Tesla Model S Remotely Hacked By Researchers
Alexander Neil / 5 years ago
Tesla’s Model S may be one of the most technologically advanced vehicles on the road, with its large suite of features and Autopilot system. Unfortunately, now researchers have managed to use this to their own advantage, identifying a number of security vulnerabilities in the electric car that could facilitate exploits that remotely hijack the vehicle. Even more worryingly, these hacks work both when the vehicle is parked and in motion.
The vulnerabilities were announced by Keen Security Lab on their blog, stating that “We have discovered multiple security vulnerabilities and successfully implemented remote, aka none physical contact, control on Tesla Model S in both Parking and Driving Mode.” They continued to note that the vehicle they worked on an entirely unmodified vehicle that was running the latest version of the firmware released by Tesla. “As far as we know, this is the first case of remote attack which compromises CAN Bus to achieve remote controls on Tesla cars.” they continued to write. The hacks don’t seem to just be limited to one version of the Model S either, with the research team writing that they had managed to reproduce the exploits on other varieties of the Model S and perhaps even other models of Tesla vehicles such as the Model X.

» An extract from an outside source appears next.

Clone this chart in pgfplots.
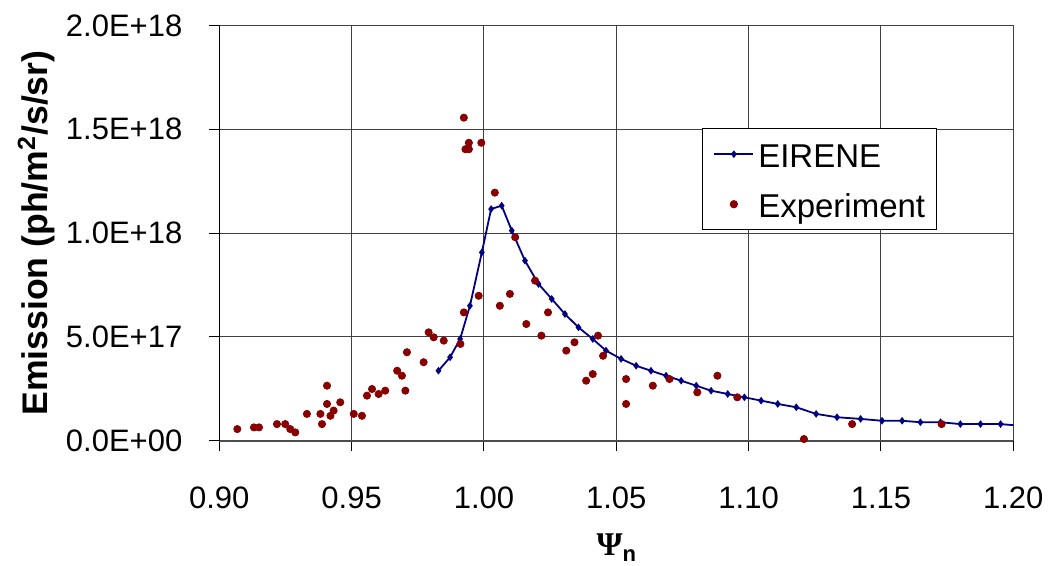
\documentclass[border=0pt]{standalone}
\usepackage{fontspec}
\setmainfont{Liberation Sans}
\newfontfamily\psifont{Liberation Serif}
\usepackage{pgfplots}
\pgfplotsset{compat=1.18}
\definecolor{navyline}{HTML}{000080}
\definecolor{expred}{HTML}{880000}

\begin{document}
\begin{tikzpicture}
\begin{axis}[
  name=main,
  scale only axis,
  width=397pt, height=207.6pt,
  xmin=0.9, xmax=1.2, ymin=0, ymax=20,
  enlargelimits=false,
  xtick={0.9,0.95,1.0,1.05,1.1,1.15,1.2},
  xticklabels={0.90,0.95,1.00,1.05,1.10,1.15,1.20},
  ytick={0,5,10,15,20},
  yticklabels={0.0E+00,5.0E+17,1.0E+18,1.5E+18,2.0E+18},
  axis lines=left, axis line style={-},
  x axis line style={draw=black!70, line width=1pt},
  y axis line style={draw=black, line width=0.5pt},
  grid=major, grid style={draw=black!75, line width=0.5pt},
  tick align=outside, major tick length=5pt,
  tick style={black, line width=0.5pt},
  ticklabel style={font=\fontsize{15.5}{18}\selectfont},
  xticklabel style={anchor=north, inner sep=0pt, yshift=-18pt},
  yticklabel style={anchor=east, inner sep=0pt, xshift=-13.3pt},
  ylabel={\textbf{Emission (ph/m\textsuperscript{2}/s/sr)}},
  ylabel style={at={(axis description cs:-0.2063,0.5)}, anchor=south, inner sep=0pt, font=\fontsize{17.8}{20}\selectfont},
  xlabel={{\psifont\bfseries Ψ}\raisebox{-0.2em}{\fontsize{11}{11}\selectfont\bfseries n}},
  xlabel style={at={(axis description cs:0.5,-0.2753)}, anchor=base, inner sep=0pt, font=\fontsize{16.6}{19}\selectfont},
  legend style={at={(axis description cs:0.6079,0.7524)}, anchor=north west,
    draw=black, line width=0.5pt, fill=white,
    inner xsep=5.5pt, inner ysep=2.7pt, row sep=5pt,
    font=\fontsize{16.5}{19}\selectfont,
    nodes={inner sep=0pt, text height=16.5pt, text depth=3.5pt}},
  legend cell align=left,
  legend image code/.code={\draw[mark repeat=2,mark phase=2,#1] plot coordinates {(0pt,0pt)(9.75pt,0pt)(19.5pt,0pt)}; \path (21.5pt,0pt);},
  /tikz/every even column/.append style={column sep=5pt},
]
\addplot[color=navyline, line width=0.9pt, mark=diamond*, mark size=1.2pt, mark options={fill=navyline, draw=navyline}] coordinates {
(0.9828,3.37)(0.9872,4.02)(0.9910,4.90)(0.9947,6.50)(0.9992,9.07)(1.0027,11.16)
(1.0067,11.32)(1.0105,10.12)(1.0155,8.67)(1.0206,7.55)(1.0256,6.83)(1.0306,6.10)
(1.0357,5.46)(1.0411,4.90)(1.0461,4.34)(1.0518,3.94)(1.0575,3.61)(1.0631,3.37)
(1.0688,3.13)(1.0745,2.89)(1.0802,2.65)(1.0858,2.41)(1.0921,2.25)(1.0984,2.09)
(1.1047,1.93)(1.1110,1.77)(1.1180,1.61)(1.1255,1.29)(1.1334,1.13)(1.1423,1.05)
(1.1504,0.96)(1.1580,0.96)(1.1649,0.89)(1.1725,0.89)(1.1800,0.80)(1.1876,0.80)
(1.1952,0.80)(1.2027,0.72)
};
\addlegendentry{EIRENE}
\addplot[only marks, mark=*, mark size=1.8pt, mark options={fill=expred, draw=expred}] coordinates {
(0.9068,0.56)(0.9131,0.64)(0.9150,0.64)(0.9218,0.80)(0.9249,0.80)(0.9268,0.56)
(0.9287,0.40)(0.9331,1.29)(0.9382,1.29)(0.9388,0.80)(0.9407,2.65)(0.9407,1.77)
(0.9420,1.20)(0.9432,1.45)(0.9457,1.85)(0.9508,1.29)(0.9539,1.20)(0.9558,2.17)
(0.9577,2.49)(0.9602,2.25)(0.9627,2.41)(0.9672,3.37)(0.9690,3.13)(0.9703,2.41)
(0.9709,4.26)(0.9772,3.78)(0.9791,5.22)(0.9810,4.98)(0.9848,4.82)(0.9911,4.66)
(0.9924,6.18)(0.9980,6.98)(0.9924,15.56)(0.9943,14.35)(0.9930,14.04)(0.9943,14.04)
(0.9990,14.35)(1.0041,11.95)(1.0060,6.50)(1.0098,7.07)(1.0118,9.80)(1.0160,5.62)
(1.0193,7.71)(1.0217,5.06)(1.0242,6.18)(1.0311,4.34)(1.0342,4.74)(1.0386,2.89)
(1.0411,3.21)(1.0431,5.06)(1.0450,4.09)(1.0537,2.97)(1.0537,1.77)(1.0638,2.65)
(1.0701,2.97)(1.0806,2.33)(1.0882,3.13)(1.0957,2.09)(1.1209,0.08)(1.1391,0.80)
(1.1729,0.80)
};
\addlegendentry{Experiment\hspace{3pt}}
\end{axis}
\pgfresetboundingbox
\path[use as bounding box] ([xshift=-109.65pt,yshift=-62.65pt]main.south west) rectangle ([xshift=19.35pt,yshift=12.75pt]main.north east);
\end{tikzpicture}
\end{document}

Keen Labs even released a video alongside the blog post which demonstrated the extent of the hack and that it can be executed when the driver of the vehicle is searching for a nearby charging station. While the car was in park mode, a number of the fittings of the vehicle could be manipulated remotely, such as the sunroof, displays, door locking system, and the position of the seats. While in motion, a number of other possibilities were shown off, from minor actions such as activating the windscreen wipers, opening the boot and folding the wing mirrors to remote activation of the braking system from a range of 12 miles.

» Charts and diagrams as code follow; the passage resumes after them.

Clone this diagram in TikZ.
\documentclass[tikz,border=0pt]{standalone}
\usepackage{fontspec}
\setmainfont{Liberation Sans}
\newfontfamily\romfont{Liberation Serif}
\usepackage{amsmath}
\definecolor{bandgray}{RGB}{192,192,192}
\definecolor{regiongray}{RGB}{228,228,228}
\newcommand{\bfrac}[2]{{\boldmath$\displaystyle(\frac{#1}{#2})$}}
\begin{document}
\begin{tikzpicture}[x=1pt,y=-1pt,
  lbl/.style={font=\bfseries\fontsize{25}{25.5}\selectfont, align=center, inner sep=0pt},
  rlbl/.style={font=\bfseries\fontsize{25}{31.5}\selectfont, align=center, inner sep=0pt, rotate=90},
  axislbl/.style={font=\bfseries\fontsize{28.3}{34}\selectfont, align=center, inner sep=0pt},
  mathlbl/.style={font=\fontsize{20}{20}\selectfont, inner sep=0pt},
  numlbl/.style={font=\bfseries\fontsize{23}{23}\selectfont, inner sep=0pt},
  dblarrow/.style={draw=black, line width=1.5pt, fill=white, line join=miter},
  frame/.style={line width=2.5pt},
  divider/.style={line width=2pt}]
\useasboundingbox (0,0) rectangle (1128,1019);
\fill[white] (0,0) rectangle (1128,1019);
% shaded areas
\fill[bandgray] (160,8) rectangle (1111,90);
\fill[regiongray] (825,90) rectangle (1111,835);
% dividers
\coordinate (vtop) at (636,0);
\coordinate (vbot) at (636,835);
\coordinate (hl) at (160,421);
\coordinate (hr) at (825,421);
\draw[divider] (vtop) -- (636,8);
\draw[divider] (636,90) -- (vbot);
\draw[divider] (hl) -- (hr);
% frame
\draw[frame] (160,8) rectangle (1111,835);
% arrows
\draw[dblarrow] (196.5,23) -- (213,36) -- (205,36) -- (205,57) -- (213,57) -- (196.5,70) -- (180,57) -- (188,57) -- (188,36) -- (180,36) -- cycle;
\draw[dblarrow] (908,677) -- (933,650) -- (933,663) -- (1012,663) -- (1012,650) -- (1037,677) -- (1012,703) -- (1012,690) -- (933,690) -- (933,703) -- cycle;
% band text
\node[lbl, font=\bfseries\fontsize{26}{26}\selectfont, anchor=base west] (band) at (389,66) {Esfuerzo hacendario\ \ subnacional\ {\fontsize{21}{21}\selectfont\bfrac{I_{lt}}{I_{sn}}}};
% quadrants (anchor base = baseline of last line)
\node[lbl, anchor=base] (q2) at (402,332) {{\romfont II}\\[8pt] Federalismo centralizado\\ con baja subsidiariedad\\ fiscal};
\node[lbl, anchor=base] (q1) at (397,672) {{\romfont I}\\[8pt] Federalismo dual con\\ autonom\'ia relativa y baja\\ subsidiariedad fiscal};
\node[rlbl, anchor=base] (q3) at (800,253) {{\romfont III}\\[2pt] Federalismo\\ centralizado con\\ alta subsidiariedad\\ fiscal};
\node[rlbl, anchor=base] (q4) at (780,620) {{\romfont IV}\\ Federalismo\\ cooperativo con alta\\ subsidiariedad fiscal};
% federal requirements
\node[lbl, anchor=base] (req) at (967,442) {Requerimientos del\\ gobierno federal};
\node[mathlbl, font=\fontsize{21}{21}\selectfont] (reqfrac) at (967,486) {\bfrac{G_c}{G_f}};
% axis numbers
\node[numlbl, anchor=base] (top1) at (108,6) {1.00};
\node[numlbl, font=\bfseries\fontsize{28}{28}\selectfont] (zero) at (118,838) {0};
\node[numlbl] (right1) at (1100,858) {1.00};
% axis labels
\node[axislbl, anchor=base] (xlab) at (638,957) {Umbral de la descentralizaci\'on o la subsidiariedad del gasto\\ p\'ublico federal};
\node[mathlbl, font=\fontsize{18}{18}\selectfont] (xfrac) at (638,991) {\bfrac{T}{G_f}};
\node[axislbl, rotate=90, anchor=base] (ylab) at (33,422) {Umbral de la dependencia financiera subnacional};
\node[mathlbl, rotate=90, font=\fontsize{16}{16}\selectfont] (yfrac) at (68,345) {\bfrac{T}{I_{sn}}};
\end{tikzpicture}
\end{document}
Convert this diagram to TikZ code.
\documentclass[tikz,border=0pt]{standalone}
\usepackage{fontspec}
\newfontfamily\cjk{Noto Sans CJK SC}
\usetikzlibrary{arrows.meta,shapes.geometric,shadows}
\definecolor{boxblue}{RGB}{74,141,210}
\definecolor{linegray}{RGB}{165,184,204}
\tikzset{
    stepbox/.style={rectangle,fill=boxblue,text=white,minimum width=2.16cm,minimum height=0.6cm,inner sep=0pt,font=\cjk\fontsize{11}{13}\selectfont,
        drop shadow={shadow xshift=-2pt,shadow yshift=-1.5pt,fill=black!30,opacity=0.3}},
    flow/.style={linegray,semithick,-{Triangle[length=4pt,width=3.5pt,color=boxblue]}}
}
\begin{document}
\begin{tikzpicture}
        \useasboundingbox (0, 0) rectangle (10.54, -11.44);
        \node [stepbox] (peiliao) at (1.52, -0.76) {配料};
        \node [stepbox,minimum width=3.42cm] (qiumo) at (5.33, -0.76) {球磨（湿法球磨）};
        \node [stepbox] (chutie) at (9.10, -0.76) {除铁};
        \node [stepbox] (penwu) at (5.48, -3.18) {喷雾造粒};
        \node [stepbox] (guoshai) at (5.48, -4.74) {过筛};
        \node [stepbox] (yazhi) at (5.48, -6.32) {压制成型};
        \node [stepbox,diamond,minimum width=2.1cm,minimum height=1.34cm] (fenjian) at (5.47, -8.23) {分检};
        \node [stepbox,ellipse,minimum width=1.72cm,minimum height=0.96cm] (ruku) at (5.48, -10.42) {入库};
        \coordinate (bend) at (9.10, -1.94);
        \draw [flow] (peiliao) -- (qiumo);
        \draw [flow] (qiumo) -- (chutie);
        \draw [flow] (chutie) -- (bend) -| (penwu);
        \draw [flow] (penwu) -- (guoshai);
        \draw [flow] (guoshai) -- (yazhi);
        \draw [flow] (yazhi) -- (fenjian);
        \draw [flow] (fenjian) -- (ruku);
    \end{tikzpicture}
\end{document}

In response to the reveal, Tesla released a statement explaining that they had addressed the security issues within 10 days of being informed by Keen Labs. They also made a note of downplaying the severity of the vulnerabilities, explaining that they hack was not as easy to execute as the researchers had shown and required specific conditions to be carried out. Keen Labs stated that Tesla had displayed a “proactive attitude” to the vulnerability report.

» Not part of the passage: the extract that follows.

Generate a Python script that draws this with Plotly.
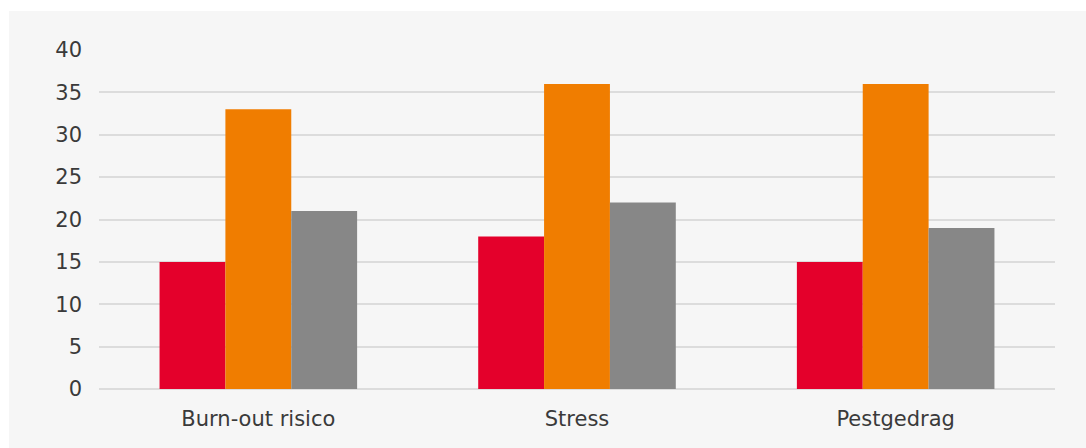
import plotly.graph_objects as go

categories = ["Burn-out risico", "Stress", "Pestgedrag"]
series_a = [15, 18, 15]
series_b = [33, 36, 36]
series_c = [21, 22, 19]
y_ticks = [0, 5, 10, 15, 20, 25, 30, 35, 40]

colors = ["#e4002b", "#f07d00", "#878787"]

fig = go.Figure()
for vals, col in zip([series_a, series_b, series_c], colors):
    fig.add_trace(go.Bar(x=categories, y=vals, marker=dict(color=col, line=dict(width=0)),
                         showlegend=False, hoverinfo="y"))

L, R, T, B = 99, 31, 50, 59
W, H = 1086, 448
pw, ph = W - L - R, H - T - B

fig.update_layout(
    width=W, height=H,
    margin=dict(l=L, r=R, t=T, b=B),
    paper_bgcolor="white",
    plot_bgcolor="rgba(0,0,0,0)",
    barmode="group", bargap=0.38, bargroupgap=0,
    font=dict(family="DejaVu Sans, sans-serif", size=21, color="#3a3a3a"),
    shapes=[dict(type="rect", xref="paper", yref="paper", layer="below",
                 x0=(9 - L) / pw, x1=(W - L) / pw,
                 y0=-(B) / ph - 0.01, y1=(H - B - 11) / ph,
                 fillcolor="#f6f6f6", line=dict(width=0))],
    xaxis=dict(showgrid=False, showline=False, ticks="", ticklabelstandoff=15,
               tickfont=dict(size=21, color="#3a3a3a")),
    yaxis=dict(range=[0, 40], tickvals=y_ticks, showgrid=True, gridcolor="#dcdcdc",
               gridwidth=2, zeroline=True, zerolinecolor="#dcdcdc", zerolinewidth=2,
               showline=False, ticks="", ticklabelstandoff=16,
               tickfont=dict(size=21, color="#3a3a3a")),
)

fig.write_html("out.html")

Thankfully for Tesla, their cars are capable of receiving software patches over-the-air (OTA), which allows them to avoid expensive and troublesome procedures such as recalls in order to issue fixes and updates to their vehicles on occasions such as this. This means that Tesla owners need not fear this vulnerability in the wild anymore, though it does go a way to show just how much hackers could interfere in our everyday lives as more and more of them rely on technology, both seen and unseen.